We partition the six-month period into 26 weeks and compute the following two ratios for each mining pool $P$ over each week: the block ratio $b_P$ defined as the ratio of blocks generated by the pool to the total number of blocks generated, and the hash ratio $h_P$ defined as the ratio of pool hashrate to the total hashrate of the Bitcoin mining network. Note that $b_P$ equals the experimental probability of pool $P$ mining the next block and assumption (i) states that $b_P$ is equal, or at least proportional, to $h_P$ . We say that a pool $P$ overachieves if $h_P < b_P$ or underachieves if $h_P > b_P$ in a given week. For each mining pool $P$, we compute the relative difference $\Delta_P = \frac{b_P - h_P}{b_P}\times 100$, and the Pearson correlation coefficient $r_{_P}$ between the data series $b_P$ and $h_P$.

Results: The data indicates that although they agree for most of the pools, the two ratios could differ significantly for a subset of mining pools. For instance, we identify a 10 week window in which BTC.TOP, one of the largest mining pools, satisfies $-14.794\% \ge \Delta_P \ge -58.522\%$. To get an idea of how this translates into potential revenue loss, we note that in the week of April 23-30, 2018, BTC.TOP mined 11 blocks, whereas based on the hash ratio they were expected to mine 17-18 blocks. Currently, each block is worth at least 12.5 bitcoins. On April 30th, the price of a bitcoin was USD 9,075. Therefore, BTC.TOP potentially lost at least USD 680,625 during that week.

The numbers also show that $b_P$ and $h_P$ are strongly correlated with $0.87653 \le r_{_P} \le 0.99113$ over all mining pools. The two pools with $r_{_P} <0.9$ are BTC.TOP and BitClub Network.

We observe that BTC.TOP underachieved through most of the period under consideration. On the other hand, there are pools like BTC.COM that mostly overachieved. This motivates a closer examination of assumption (ii) focusing on broadcast delays and selfish mining. The next section outlines our ongoing work in this direction.

Conclusion and Ongoing Work: Our results provide strong evidence for direct proportionality but counter evidence for equality in assumption (i). For a single mining pool, block generation can be modeled as a Bernoulli trial [3]. Theoretical estimates are known for the number of success runs of length $k$ over $n$ Bernoulli trials [5, 6]. We have calculated the number of success runs of varying lengths for different pools from our data. Currently, we are comparing these empirical stats with the theoretical results. Any significant deviation from theory will imply that assumption (ii) should be revisited to account for factors such as network delays or selfish mining. We plan to report our findings in BTS'18.
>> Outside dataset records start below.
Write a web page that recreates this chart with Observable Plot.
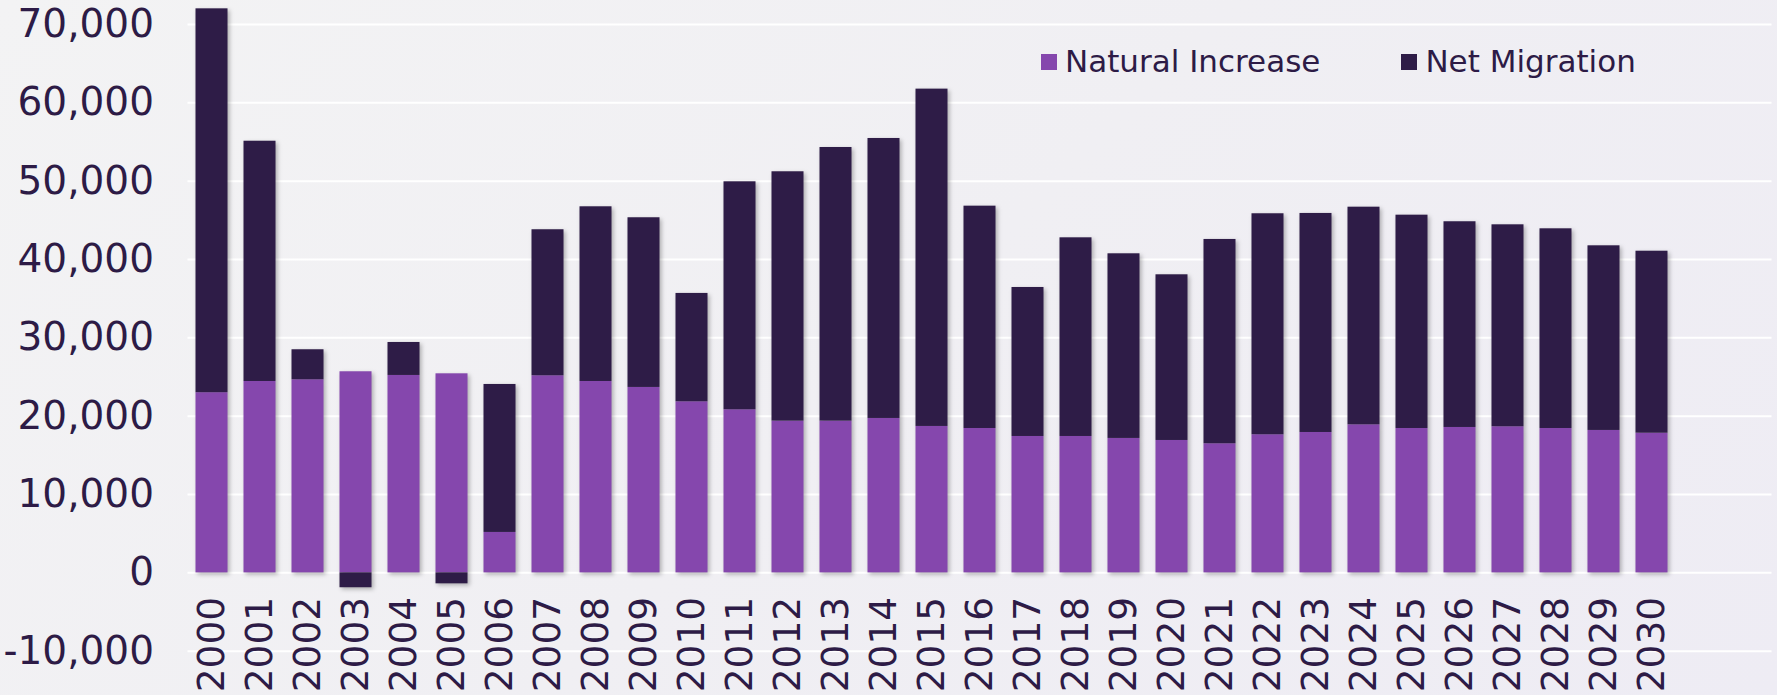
<!DOCTYPE html>
<html>
<head>
<meta charset="utf-8">
<script src="https://cdn.jsdelivr.net/npm/d3@7"></script>
<script src="https://cdn.jsdelivr.net/npm/@observablehq/plot@0.6"></script>
<style>
  html, body { margin: 0; padding: 0; }
  body {
    width: 1777px; height: 695px; overflow: hidden; position: relative;
    background: linear-gradient(135deg, #f3f3f4 0%, #f0eff3 50%, #eeecf4 100%);
    font-family: "DejaVu Sans", sans-serif; color: #2d1b46;
  }
  #chart { position: absolute; left: 0; top: 0; }
  #chart svg g[aria-label="bar"] { filter: drop-shadow(2px 2px 2px rgba(0,0,0,0.28)); }
  #legend {
    position: absolute; left: 1041px; top: 46px; height: 31px;
    display: flex; align-items: center; gap: 81px;
    font-size: 31px; line-height: 31px; white-space: nowrap;
  }
  .item { display: flex; align-items: center; }
  .sw { width: 16px; height: 16px; margin-right: 8px; display: inline-block; }
</style>
</head>
<body>
<div id="chart"></div>
<div id="legend"></div>
<script>
const years = [2000,2001,2002,2003,2004,2005,2006,2007,2008,2009,2010,2011,2012,2013,2014,2015,2016,2017,2018,2019,2020,2021,2022,2023,2024,2025,2026,2027,2028,2029,2030];
const naturalIncrease = [23000,24430,24650,25670,25200,25410,5160,25160,24430,23670,21840,20820,19370,19370,19710,18690,18430,17410,17410,17160,16900,16480,17630,17920,18900,18430,18560,18650,18430,18180,17830];
const netMigration = [49000,30670,3830,-1900,4210,-1400,18890,18640,22300,21660,13830,29100,31830,34930,35740,43060,28380,19020,25360,23570,21150,26080,28210,27960,27780,27230,26260,25780,25490,23570,23230];
const seriesNames = ["Natural Increase", "Net Migration"];
const seriesColors = ["#8547ad", "#2e1c47"];
const yTicks = [-10000,0,10000,20000,30000,40000,50000,60000,70000];

const rows = [];
years.forEach((yr, i) => {
  rows.push({year: yr, series: seriesNames[0], value: naturalIncrease[i]});
  rows.push({year: yr, series: seriesNames[1], value: netMigration[i]});
});

const textColor = "#2d1b46";

const chart = Plot.plot({
  width: 1777,
  height: 695,
  marginLeft: 187.5,
  marginRight: 5.5,
  marginTop: 24,
  marginBottom: 44.3,
  style: {background: "transparent", fontFamily: "DejaVu Sans, sans-serif", color: textColor, overflow: "visible"},
  x: {type: "band", domain: years, range: [187.5, 1675.5], paddingInner: 0.333, paddingOuter: 0.1667, axis: null},
  y: {domain: [-10000, 70000], axis: null},
  color: {domain: seriesNames, range: seriesColors},
  marks: [
    Plot.ruleY(yTicks, {stroke: "#ffffff", strokeWidth: 2}),
    Plot.barY(rows, Plot.stackY({x: "year", y: "value", fill: "series", z: "series"})),
    Plot.axisY({ticks: yTicks, tickSize: 0, tickPadding: 34, fontSize: 39, fill: textColor, label: null,
      tickFormat: d => d.toLocaleString("en-US")}),
    Plot.text(years, {x: d => d, y: () => 0, text: d => String(d), rotate: -90, textAnchor: "end",
      dy: 24, fontSize: 37.5, fill: textColor})
  ]
});
document.getElementById("chart").appendChild(chart);

const legend = document.getElementById("legend");
seriesNames.forEach((name, i) => {
  const item = document.createElement("div");
  item.className = "item";
  const sw = document.createElement("span");
  sw.className = "sw";
  sw.style.background = seriesColors[i];
  const label = document.createElement("span");
  label.textContent = name;
  item.appendChild(sw);
  item.appendChild(label);
  legend.appendChild(item);
});
</script>
</body>
</html>
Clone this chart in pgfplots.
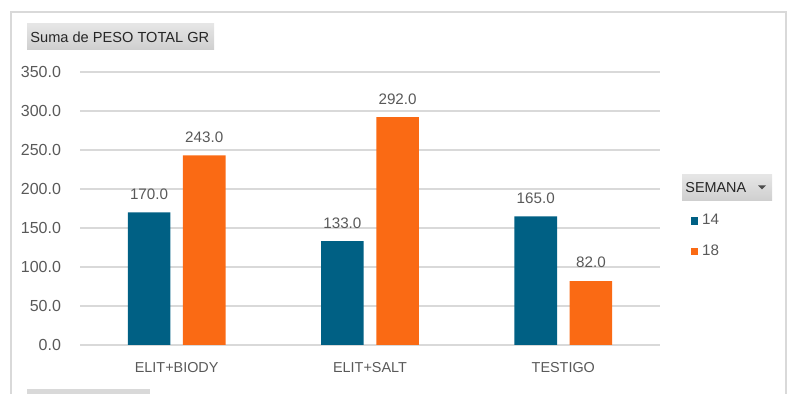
\documentclass[border=0pt]{standalone}
\usepackage{pgfplots}
\pgfplotsset{compat=1.18}
\usepackage{fontspec}
\setmainfont{Liberation Sans}
\definecolor{c14}{HTML}{006084}
\definecolor{c18}{HTML}{FA6A14}
\definecolor{gridc}{HTML}{D9D9D9}
\definecolor{txt}{HTML}{595959}
\begin{document}
\begin{tikzpicture}
\useasboundingbox (0,0) rectangle (400pt,197pt);
% frame
\draw[gridc, line width=0.8pt] (5.5pt,0) -- (5.5pt,191pt) -- (393pt,191pt) -- (393pt,0);
% title button
\shade[top color=gray!20, bottom color=gray!38] (13.5pt,172pt) rectangle (107pt,185pt);
\node[anchor=west, inner sep=0pt, font=\fontsize{7.3pt}{8pt}\selectfont, text=black!85] at (15pt,178.5pt) {Suma de PESO TOTAL GR};
% legend title button
\shade[top color=gray!20, bottom color=gray!38] (341pt,96.5pt) rectangle (386pt,109.5pt);
\node[anchor=west, inner sep=0pt, font=\fontsize{7.2pt}{8pt}\selectfont, text=black!85] at (342.5pt,103pt) {SEMANA};
\fill[black!70] (379pt,104.3pt) -- (383pt,104.3pt) -- (381pt,102.3pt) -- cycle;
% bottom strip
\fill[gridc] (13.5pt,0) rectangle (75pt,2.5pt);
\begin{axis}[
  at={(40pt,24.5pt)}, anchor=south west,
  width=290pt, height=136.5pt, scale only axis,
  xmin=-0.5, xmax=2.5, ymin=0, ymax=350,
  xtick={0,1,2}, xticklabels={ELIT+BIODY,ELIT+SALT,TESTIGO},
  ytick={0,50,...,350},
  ymajorgrids, grid style={gridc, line width=0.75pt},
  axis line style={draw=none},
  major tick length=0pt,
  tick label style={text=txt},
  yticklabel style={font=\fontsize{8pt}{9pt}\selectfont, xshift=-6pt},
  xticklabel style={font=\fontsize{7.2pt}{8pt}\selectfont, yshift=-5pt},
  /pgf/number format/.cd, fixed, fixed zerofill, precision=1, assume math mode=true,
  /pgfplots/.cd,
  ybar, bar width=21.3pt,
  nodes near coords,
  every node near coord/.append style={font=\fontsize{7.6pt}{9pt}\selectfont, text=txt, yshift=3pt, /pgf/number format/fixed, /pgf/number format/fixed zerofill, /pgf/number format/precision=1, /pgf/number format/assume math mode=true},
  legend style={at={(1.052,0.495)}, anchor=north west, draw=none, fill=none, inner sep=0pt,
    font=\fontsize{7.6pt}{9pt}\selectfont, text=txt, row sep=4.5pt, /tikz/every even column/.append style={column sep=2pt}},
  legend cell align=left,
  legend image code/.code={\fill[#1] (0pt,-1.9pt) rectangle (3.8pt,1.9pt);},
]
\addplot[fill=c14, draw=none, bar shift=-13.8pt] coordinates {(0,170) (1,133) (2,165)};
\addplot[fill=c18, draw=none, bar shift=13.8pt] coordinates {(0,243) (1,292) (2,82)};
\legend{14,18}
\end{axis}
\end{tikzpicture}
\end{document}
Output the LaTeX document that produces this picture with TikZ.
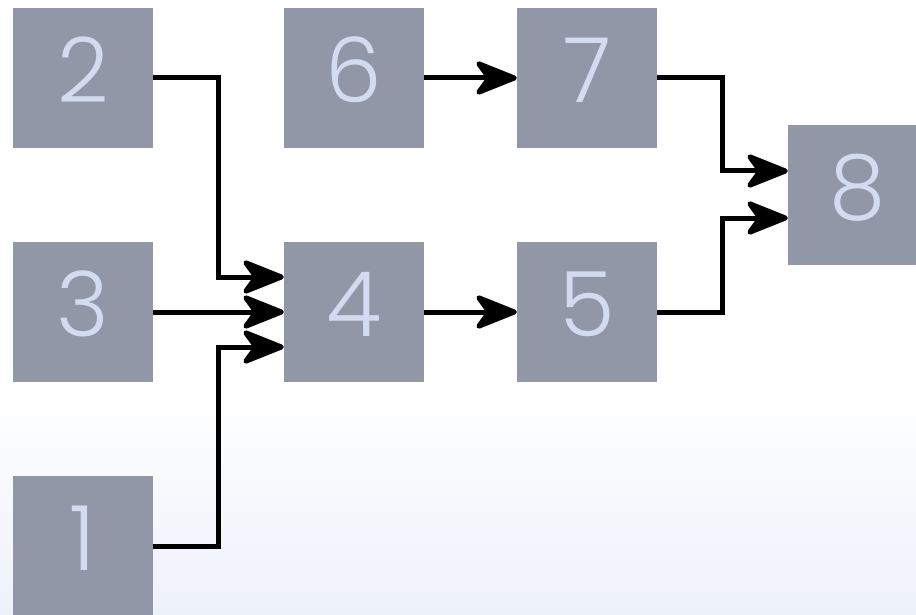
\documentclass[tikz,border=0pt]{standalone}
\usepackage{fontspec}
\setmainfont{Poppins}[UprightFont=* Light]
\usetikzlibrary{arrows.meta,calc}
\definecolor{boxc}{HTML}{9197A7}
\definecolor{txtc}{HTML}{D3DBF0}
\definecolor{bgb}{HTML}{EDF1FA}
\tikzset{
  box/.style={fill=boxc, text=txtc, minimum size=140pt, inner sep=0pt,
    font=\fontsize{90}{90}\selectfont, text depth=16pt},
  conn/.style={draw=black, line width=5pt, line join=miter,
    -{Stealth[length=49pt,width=39pt,inset=14pt,round]}}
}
\begin{document}
\begin{tikzpicture}[x=1pt,y=-1pt]
\useasboundingbox (0,0) rectangle (916,615);
\clip (0,0) rectangle (916,615);
\fill[white] (0,0) rectangle (916,390);
\shade[top color=white, bottom color=bgb] (0,389) rectangle (916,615);
\node[box] (n2) at (83,78) {2};
\node[box] (n6) at (354,78) {6};
\node[box] (n7) at (587,78) {7};
\node[box] (n3) at (83,312) {3};
\node[box] (n4) at (354,312) {4};
\node[box] (n5) at (587,312) {5};
\node[box] (n1) at (83,546) {1};
\node[box] (n8) at (858,195) {8};
\coordinate (j1) at (218,0);
\coordinate (j2) at (722,0);
\draw[conn] (n2.east) -- (n2.east -| j1) |- ([yshift=35pt]n4.west);
\draw[conn] (n3.east) -- (n4.west);
\draw[conn] (n1.east) -- (n1.east -| j1) |- ([yshift=-35pt]n4.west);
\draw[conn] (n6.east) -- (n7.west);
\draw[conn] (n4.east) -- (n5.west);
\draw[conn] (n7.east) -- (n7.east -| j2) |- ([yshift=24pt]n8.west);
\draw[conn] (n5.east) -- (n5.east -| j2) |- ([yshift=-23pt]n8.west);
\end{tikzpicture}
\end{document}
This is joint work with Robert Benkoczi, Daya Ram Gaur, Shahadat Hossain, and Arshdeep Singh (supported, in part, by NSERC USRA).

References

[1] Bitcoinity, https://data.bitcoinity.org/bitcoin/hashrate/, (accessed on May 5, 2018).

[2] BLOCKCHAIR, https://blockchair.com/bitcoin/blocks, (accessed on May 1, 2018).

[3] I. Eyal, The miner's dilemma. In Proc. IEEE Symposium on Security and Privacy (2015), 89-103.

[4] I. Eyal and E. G. Sirer, Majority is not enough: Bitcoin mining is vulnerable, In Proc. 18th Int. Conf. Financial Cryptogr. Data Secur. (2014), 436-454.

[5] F. S. Makri and Z. M. Psillakis, On success runs of a fixed length in Bernoulli sequences: Exact and asymptotic results, Comput. Math. Appl. 61 (2011), no. 4, 761-772.

[6] M. Muselli, Simple expressions for success run distributions in Bernoulli trials, Statist. Probability Lett. 31 (1996), no. 2, 121-128.

[7] K. Nayak, S. Kumar, A. Miller and E. Shi, Stubborn mining: generalizing selfish mining and combining with an eclipse attack, In Proc. IEEE European Symposium on Security and Privacy (EuroS&P) (2016), 305-320.